Practical Life is the foundation for any kind of academics as it provides a sense of order, concentration, coordination and independence.
Initially in the Montessori school experience, Practical Life forms the core of the child's play, especially for the youngest children. This area is designed to aid the child's development in caring for people and the environment, controlling his/her movements, and forming social relations.
Language is learned by absorption. It consists of verbal skills, visual perception, and small muscle coordination.
Language training provides the children with the understanding that separate sounds can be blended together to form words. In addition, children are taught to read by incorporating such movements as tracing of sandpaper letters or forming words with a movable alphabet.
Geography and Science
Bring the world into the children's house. Maps, flags, models, songs, foods, photographs, cards… a variety of appealing materials answer the many questions the older preschoolers has about the world. What are the names of the continents, the countries, the oceans, the animals, plants, rocks and minerals? The Montessori experience leads the child to knowledge and appreciation of the world and its human family, with all their rich variety.
The Book Corner
Developing a love of reading is just as important in a child's growth as developing the skill of reading. Our classrooms are equipped with a variety of children's books designed to appeal to their innate curiosity and interests. The children can look at picture books, read stories, and learn about such their favorite things. Thus, the love of reading is cultivated, and will grow into their most important key to future learning.

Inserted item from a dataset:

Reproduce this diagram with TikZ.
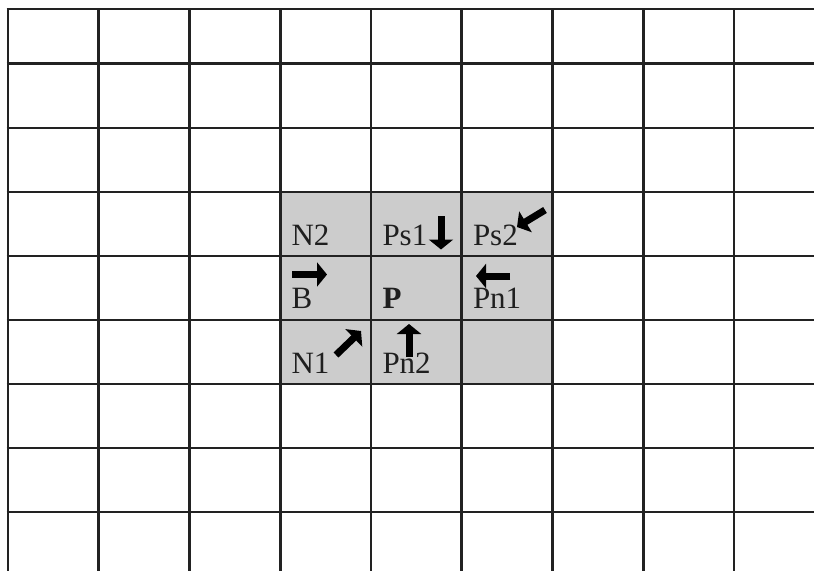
\documentclass[tikz,border=0pt]{standalone}
\usepackage{fontspec}
\setmainfont{Liberation Serif}
\usetikzlibrary{arrows.meta}
\definecolor{gridc}{HTML}{222222}
\definecolor{cellgray}{HTML}{CCCCCC}
\tikzset{
  gridline/.style={draw=gridc, line width=2.7pt},
  lbl/.style={anchor=base west, inner sep=0pt, font=\fontsize{31}{31}\selectfont, text=black!88},
  fatarrow/.style={draw=black, line width=7pt, -{Triangle[width=24pt,length=10pt]}},
}
\begin{document}
\begin{tikzpicture}[x=1pt,y=-1pt]
\useasboundingbox (0,0) rectangle (814,571);
\fill[white] (0,0) rectangle (814,571);
% gray block
\fill[cellgray] (280.25,192) rectangle (552.5,384);
% grid
\foreach \k in {0,...,8} {
  \draw[gridline] ({8+90.75*\k},9) -- ({8+90.75*\k},571);
}
\foreach \y in {9,63.5,128,192,256,320,384,448,512} {
  \draw[gridline] (6.7,\y) -- (814,\y);
}
% labels
\node[lbl] (n2)  at (291.3,245) {N2};
\node[lbl] (ps1) at (382.3,245) {Ps1};
\node[lbl] (ps2) at (472.8,245) {Ps2};
\node[lbl] (b)   at (291.5,308) {B};
\node[lbl] (p)   at (382.3,308) {\textbf{P}};
\node[lbl] (pn1) at (472.8,308) {Pn1};
\node[lbl] (n1)  at (291.3,373) {N1};
\node[lbl] (pn2) at (382.3,373) {Pn2};
% arrow end points
\coordinate (ps1a) at (441,216);  \coordinate (ps1b) at (441,249.5);
\coordinate (ba)   at (292,274.5);\coordinate (bb)   at (327,274.5);
\coordinate (pn1a) at (510,276);  \coordinate (pn1b) at (476,276);
\coordinate (pn2a) at (409,357);  \coordinate (pn2b) at (409,324);
\coordinate (n1a)  at (336,355);  \coordinate (n1b)  at (361,331);
\coordinate (ps2a) at (545,210);  \coordinate (ps2b) at (517,227);
\draw[fatarrow] (ps1a) -- (ps1b);
\draw[fatarrow] (ba) -- (bb);
\draw[fatarrow] (pn1a) -- (pn1b);
\draw[fatarrow] (pn2a) -- (pn2b);
\draw[fatarrow] (n1a) -- (n1b);
\draw[fatarrow] (ps2a) -- (ps2b);
\end{tikzpicture}
\end{document}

The Sensorial materials help the children refine their senses and power of observation. The development of a child's physical senses enhances his/her readiness for greater intellectual work. The materials are designed to develop and train the delicate senses of touch, smell, taste, sound and visual perception.
Montessori Math: Introducing Math Early!
The Montessori Mathematics curriculum is an amazing system that is highly successful and incredibly built. This curriculum consists of incredible hands-on learning materials, detailed lessons, one-on-one instruction, life application and deep levels of understanding process, not memorizing products.
Montessori introduces Math to very young children for many reasons. One of the most basic reasons is because these young children are in a sensitive period for order - and the study of math helps to satisfy the needs and interests that go along with this developmental stage. Children are exposed to materials with which they can explore mathematical principles as early as 2 ½ or 3 years of age, and the curriculum follows them as they develop skills and understanding.
Music with Miss Erica
Developed to build attention and self-expression, music class activities include singing, chanting, moving, focused listening, musical games, exploring musical instruments, creative movement and storytelling. The Musikgarten curriculum nurtures your growing child’s ability to use language and participate in dramatic play within a musical context.
The age-appropriate and sequential curriculum is the most comprehensive in the industry. Developed by music and movement pioneers, the Musikgarten sequence introduces children to the joy of music and effectively guides them toward lifelong, active participation in music.
As a piano teacher and mom of two small children, Erica became interested in early childhood music education. After reading and researching the topic, she decided to write her graduate thesis on the effect of music education on math achievement in preschool children. That research led her to become a certified Musikgarten teacher, allow her to help parents nurture their children in music and set them on a successful path of making music.
In addition to the Musikgarten classes offered, children are given the opportunity to learn piano in a small group setting. Children learn to play songs that they perform for their parents, teachers and classmates in an encouraging performance setting.